For many churches, there is a natural next step available: moving from doing good work alongside the community to doing it in genuine partnership with the organizations already embedded there. Nonprofits bring what no single congregation can manufacture on its own: deep community relationships, established infrastructure, and years of hard-won trust. Joining that work, rather than duplicating it, is often where a church’s gifts go furthest.
Why Partnership? A Wesleyan Starting Point
John Wesley famously wrote that “the gospel of Christ knows of no religion but social; no holiness but social holiness.” For Wesley, faith was never a private matter. From the New Room in Bristol, early Methodists fed the poor, taught children, distributed medicine to those who could not afford a doctor, and served their communities in practical, organized ways. That tradition is in our DNA as United Methodists. Loving your neighbor has always meant showing up, consistently and structurally, not just individually.
Partnering with nonprofits is one very practical expression of that tradition today. Many organizations are already doing the work your church cares about. They know the community. They have the infrastructure. They have the relationships. When your church shows up alongside them, consistently and humbly, something more powerful happens than either could do alone.
ResourceUMC describes this as “ministry with” rather than “ministry to” — a shift toward mutually transformative connections in which each partner grows and is changed as a result. Partnership is not charity. It is relationship.
Read more: “United Methodist Beliefs: Social Holiness” | “The Method of Methodism Expands” | “Social Principles: The Social Community”
How to Find the Right Partners
You do not have to start from scratch. Here are several ways to identify nonprofits worth connecting with:
- Start with your own congregation. Ask who in your pews already volunteers in the community on their own time. They are your map.
- Check the VAUMC Ministry Partners page. The conference has existing formal relationships with vetted organizations across Virginia, including Heart Havens, Shineforth, Pinnacle Living, and Wesley Housing. These are trusted starting points.

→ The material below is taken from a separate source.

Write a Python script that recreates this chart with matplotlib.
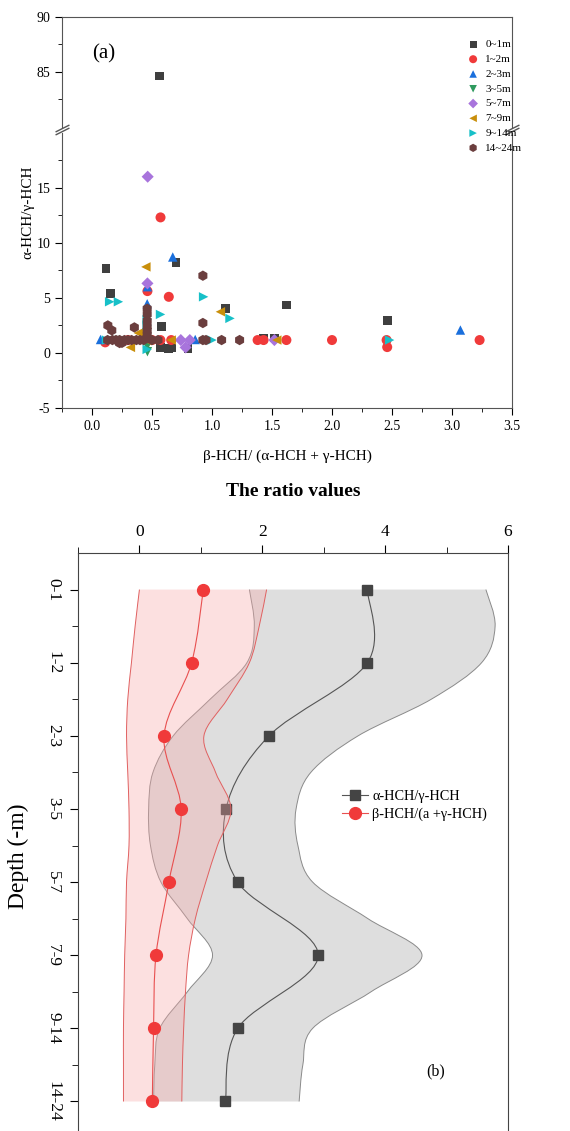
import matplotlib
matplotlib.use("Agg")
import matplotlib.pyplot as plt
from matplotlib.path import Path
from matplotlib.patches import PathPatch
from matplotlib.lines import Line2D
import numpy as np

plt.rcParams["font.family"] = ["Liberation Serif", "DejaVu Serif"]
plt.rcParams["axes.unicode_minus"] = False

# ---- panel (a) data : beta/(alpha+gamma) vs alpha/gamma ----
groups = ["0~1m", "1~2m", "2~3m", "3~5m", "5~7m", "7~9m", "9~14m", "14~24m"]

x_0_1 = [0.56, 0.117, 0.155, 0.70, 1.11, 0.576, 1.62, 2.46, 1.43, 1.52, 0.57, 0.64, 0.667, 0.80]
y_0_1 = [84.6, 7.66, 5.36, 8.2, 4.03, 2.36, 4.33, 2.9, 1.33, 1.33, 0.48, 0.39, 0.42, 0.36]

x_1_2 = [0.571, 0.462, 0.64, 0.11, 0.30, 0.50, 0.57, 0.66, 1.38, 1.43, 1.62, 2.0, 2.455, 2.46, 3.23]
y_1_2 = [12.3, 5.6, 5.08, 0.94, 1.15, 1.15, 1.15, 1.15, 1.15, 1.15, 1.15, 1.15, 1.15, 0.51, 1.15]

x_2_3 = [0.673, 0.462, 0.46, 0.071, 0.86, 3.07]
y_2_3 = [8.7, 6.0, 4.45, 1.2, 1.2, 2.06]

x_3_5 = [0.462, 0.46, 0.20]
y_3_5 = [0.09, 0.6, 1.1]

x_5_7 = [0.464, 0.462, 0.74, 0.815, 0.78, 1.52]
y_5_7 = [16.0, 6.3, 1.15, 1.15, 0.48, 1.15]

x_7_9 = [0.449, 1.07, 0.386, 0.32, 0.66, 1.54, 0.46]
y_7_9 = [7.8, 3.72, 1.79, 0.48, 1.15, 1.15, 1.1]

x_9_14 = [0.93, 0.147, 0.22, 0.571, 1.15, 0.46, 0.46, 2.48, 0.46, 0.12, 1.0]
y_9_14 = [5.08, 4.63, 4.63, 3.48, 3.12, 3.0, 2.5, 1.15, 0.3, 1.15, 1.15]

x_14_24 = [0.924, 0.924, 0.132, 0.165, 0.353, 0.46, 0.46, 0.46, 0.46, 0.46, 0.46,
           0.13, 0.17, 0.20, 0.23, 0.27, 0.30, 0.33, 0.37, 0.40, 0.43, 0.50, 0.55,
           0.924, 0.95, 1.08, 1.23, 0.23, 0.25]
y_14_24 = [7.0, 2.7, 2.48, 2.03, 2.3, 4.0, 3.5, 2.9, 2.4, 2.0, 1.6,
           1.15, 1.15, 1.15, 1.15, 1.15, 1.15, 1.15, 1.15, 1.15, 1.15, 1.15, 1.15,
           1.15, 1.15, 1.15, 1.15, 0.88, 0.9]

xs_a = [x_0_1, x_1_2, x_2_3, x_3_5, x_5_7, x_7_9, x_9_14, x_14_24]
ys_a = [y_0_1, y_1_2, y_2_3, y_3_5, y_5_7, y_7_9, y_9_14, y_14_24]

# ---- panel (b) data : ratio values vs depth ----
depths = ["0-1", "1-2", "2-3", "3-5", "5-7", "7-9", "9-14", "14-24"]
ratio_ag = [3.71, 3.71, 2.11, 1.41, 1.60, 2.91, 1.60, 1.40]
ratio_b = [1.04, 0.85, 0.40, 0.68, 0.48, 0.27, 0.23, 0.21]

# band limits read at every half depth step (0, 0.5, 1, ... 7)
ag_upper = [5.64, 5.79, 5.57, 4.75, 3.56, 2.79, 2.55, 2.58, 2.82, 3.72, 4.6, 3.77, 2.82, 2.66, 2.6]
ag_lower = [1.79, 1.87, 1.75, 1.15, 0.55, 0.22, 0.15, 0.18, 0.35, 0.78, 1.19, 0.78, 0.33, 0.25, 0.23]
b_upper = [2.07, 1.95, 1.79, 1.43, 1.05, 1.24, 1.49, 1.27, 1.08, 0.91, 0.80, 0.75, 0.72, 0.70, 0.69]
b_lower = [0.0, -0.07, -0.13, -0.19, -0.21, -0.19, -0.17, -0.17, -0.21, -0.22, -0.24, -0.25, -0.26, -0.26, -0.26]


def _bezier(xv, yv):

    """ smooth curve through points (catmull-rom -> cubic bezier) """
    pts = np.column_stack([xv, yv])
    n = len(pts)
    verts = [pts[0]]
    codes = [Path.MOVETO]
    for i in range(n - 1):
        p0 = pts[max(i - 1, 0)]
        p1 = pts[i]
        p2 = pts[i + 1]
        p3 = pts[min(i + 2, n - 1)]
        verts += [p1 + (p2 - p0) / 6, p2 - (p3 - p1) / 6, p2]
        codes += [Path.CURVE4] * 3
    return verts, codes


def _band(ax, lo, hi, pos, face, edge, alpha, z):

    v1, c1 = _bezier(hi, pos)
    v2, c2 = _bezier(lo[::-1], pos[::-1])
    c2[0] = Path.LINETO
    verts = v1 + v2 + [v1[0]]
    codes = c1 + c2 + [Path.CLOSEPOLY]
    ax.add_patch(PathPatch(Path(verts, codes), facecolor=face, edgecolor="none",
                           alpha=alpha, zorder=z))
    for arr in (lo, hi):
        v, c = _bezier(arr, pos)
        ax.add_patch(PathPatch(Path(v, c), facecolor="none", edgecolor=edge,
                               lw=0.7, zorder=z + 0.1))


def graphic():

    W, H = 570, 1131
    fig = plt.figure(figsize=(W / 100, H / 100), dpi=100, facecolor="white")

    """ panel (a) : broken y axis """
    ax_u = fig.add_axes([62 / W, 1 - 126.7 / H, 450 / W, 110 / H])
    ax_l = fig.add_axes([62 / W, 1 - 407.7 / H, 450 / W, 275 / H])

    colors = ["#3f3f3f", "#f03a3a", "#1a6fdc", "#2e9a5e",
              "#a874dc", "#c98f0b", "#17c0c8", "#6b3e3e"]
    markers = ["s", "o", "^", "v", "D", "<", ">", "h"]
    sizes = [40, 52, 46, 46, 38, 46, 46, 56]

    handles = []
    for g, xv, yv, c, m, s in zip(groups, xs_a, ys_a, colors, markers, sizes):
        for ax in (ax_u, ax_l):
            h = ax.scatter(xv, yv, s=s, marker=m, color=c, edgecolors="none", zorder=3)
        handles.append(h)

    for ax in (ax_u, ax_l):
        ax.set_xlim(-0.25, 3.5)
        ax.tick_params(axis="both", which="both", direction="out", labelsize=10,
                       right=False, top=False)
        ax.tick_params(which="major", length=5)
        ax.tick_params(which="minor", length=3)
        for sp in ax.spines.values():
            sp.set_color("#555555")

    ax_u.set_ylim(80, 90)
    ax_u.set_yticks([85, 90])
    ax_u.set_yticks([82.5, 87.5], minor=True)
    ax_u.spines["bottom"].set_visible(False)
    ax_u.tick_params(axis="x", which="both", bottom=False, labelbottom=False)

    ax_l.set_ylim(-5, 20)
    ax_l.set_yticks([-5, 0, 5, 10, 15])
    ax_l.set_yticks([-2.5, 2.5, 7.5, 12.5, 17.5], minor=True)
    ax_l.set_xticks(np.arange(0, 3.51, 0.5))
    ax_l.set_xticks(np.arange(-0.25, 3.5, 0.5), minor=True)
    ax_l.set_xticklabels([f"{v:.1f}" for v in np.arange(0, 3.51, 0.5)])
    ax_l.spines["top"].set_visible(False)
    ax_l.set_xlabel("β-HCH/ (α-HCH + γ-HCH)", fontsize=11, labelpad=12)

    # break marks
    kw = dict(marker=[(-1, -0.5), (1, 0.5)], markersize=10, linestyle="none",
              color="#555555", mec="#555555", mew=1, clip_on=False)
    ax_u.plot([0, 1], [-0.012, -0.012], transform=ax_u.transAxes, **kw)
    ax_l.plot([0, 1], [1.005, 1.005], transform=ax_l.transAxes, **kw)

    fig.text(28 / W, 1 - 212 / H, "α-HCH/γ-HCH", rotation=90, fontsize=11,
             ha="center", va="center")
    ax_u.text(0.0, 86.6, "(a)", fontsize=15, ha="left", va="center")

    fig.legend(handles, groups, loc="upper left", bbox_to_anchor=(462 / W, 1 - 34 / H),
               frameon=False, fontsize=8, handlelength=1.0, handletextpad=0.6,
               labelspacing=0.45, borderpad=0, markerscale=0.8)

    """ panel (b) : ratio values vs depth """
    axb = fig.add_axes([78 / W, 1 - 1160 / H, 430 / W, 607 / H])

    pos = np.arange(len(depths))
    half = np.arange(0, len(depths) - 0.5, 0.5)

    _band(axb, np.array(ag_lower), np.array(ag_upper), half,
          "#c8c8c8", "#8a8a8a", 0.6, 1)
    v, c = _bezier(ratio_ag, pos)
    axb.add_patch(PathPatch(Path(v, c), facecolor="none", edgecolor="#555555",
                            lw=0.8, zorder=2))
    axb.plot(ratio_ag, pos, ls="none", marker="s", ms=7.5, color="#444444", zorder=2.5)

    _band(axb, np.array(b_lower), np.array(b_upper), half,
          "#f7a8a8", "#e06060", 0.35, 3)
    v, c = _bezier(ratio_b, pos)
    axb.add_patch(PathPatch(Path(v, c), facecolor="none", edgecolor="#e85050",
                            lw=0.8, zorder=4))
    axb.plot(ratio_b, pos, ls="none", marker="o", ms=8.5, color="#f03a3a", zorder=4.5)

    axb.set_xlim(-1, 6)
    axb.set_ylim(7.8, -0.5)
    axb.xaxis.tick_top()
    axb.xaxis.set_label_position("top")
    axb.set_xticks([0, 2, 4, 6])
    axb.set_xticks([-1, 1, 3, 5], minor=True)
    axb.set_yticks(pos)
    axb.set_yticklabels(depths, rotation=-90, va="center", ha="right")
    axb.set_yticks(pos[:-1] + 0.5, minor=True)
    axb.tick_params(axis="both", which="both", direction="out", labelsize=12.5)
    axb.tick_params(which="major", length=6)
    axb.tick_params(which="minor", length=4)
    axb.tick_params(axis="y", pad=6)
    axb.set_xlabel("The ratio values", fontsize=14, fontweight="bold", labelpad=20)
    axb.set_ylabel("Depth (-m)", fontsize=17, labelpad=12)
    for sp in axb.spines.values():
        sp.set_color("#444444")

    leg_h = [Line2D([], [], color="#555555", lw=0.8, marker="s", ms=7.5, mfc="#444444", mec="#444444"),
             Line2D([], [], color="#e85050", lw=0.8, marker="o", ms=8.5, mfc="#f03a3a", mec="#f03a3a")]
    axb.legend(leg_h, ["α-HCH/γ-HCH", "β-HCH/(a +γ-HCH)"], loc="upper left",
               bbox_to_anchor=(0.585, 0.63), frameon=False, fontsize=10.3,
               handlelength=1.8, handletextpad=0.3, labelspacing=0.3)

    axb.text(4.82, 6.59, "(b)", fontsize=11.5, ha="center", va="center")

    fig.savefig("out.png", dpi=100)


if __name__ == "__main__":

    graphic()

- Talk to your district office. District superintendents and staff often know which nonprofits are doing strong work in your area and which churches are already building those bridges. You do not have to figure it out alone.
- Look locally first. Food pantries, after-school programs, crisis lines, housing organizations, and refugee resettlement agencies are often looking for consistent church partners, not just holiday volunteers.
- Look for mission alignment, not just need alignment. The best partnerships connect what your church is genuinely passionate about with what a nonprofit is already equipped to do well.
How to Strengthen What You Already Have
If your church already has a nonprofit relationship, even a simple one, here are some ways to deepen it:
- Ask what they actually need. This is the most important question, and it is often skipped. Organizations receive a lot of well-meaning help that does not match their real needs. One conversation can change that.
- Show up when it is not a holiday. Consistency is the most underrated form of partnership. Being there in February matters more than being there in November.
- Designate a church liaison. One person who owns the relationship, stays in communication, and brings updates back to leadership makes a significant difference in whether a partnership grows or stalls.
- Consider financial support alongside volunteer hours. Many nonprofits need operational funding as much as they need hands. Even a modest designated gift signals that you are a real partner, not just a service project.
- Invite your partner to speak to your congregation. Letting the community come to you builds mutual understanding and often deepens your church’s investment in the work.
Questions Worth Asking Before You Commit
Not every partnership is the right fit. Before formalizing a relationship, it helps to ask:
- Does this organization’s mission align with our congregation’s values and calling?
- What does a good partnership look like to them? What does it look like to us?
- Can we commit to this consistently, or are we only available seasonally?
- Who in our church will own this relationship?
- How will we know if the partnership is working?
Resources to Get Started
- VAUMC Ministry Partners — A list of conference-vetted nonprofit partners across Virginia, a trusted starting point for congregations looking for established relationships.
- VAUMC Missional Ministries Board — The conference body specifically structured to resource and facilitate mission opportunities, including community partnerships. A good contact point for churches ready to go deeper.
- “Ministry With” Focuses on Partnerships (ResourceUMC) — A helpful framing of what genuine community partnership looks like theologically and practically, grounded in United Methodist mission values.
- Your district office — Before you search far and wide, call your district. They often know which nonprofits are doing strong work in your area and which churches already have relationships worth learning from.
Start where you are. Go from there.
Whether your church is collecting canned goods or co-running a job training program, you are participating in the same tradition: showing up for your community in the name of Jesus. The invitation is simply to keep asking what the next faithful step might be.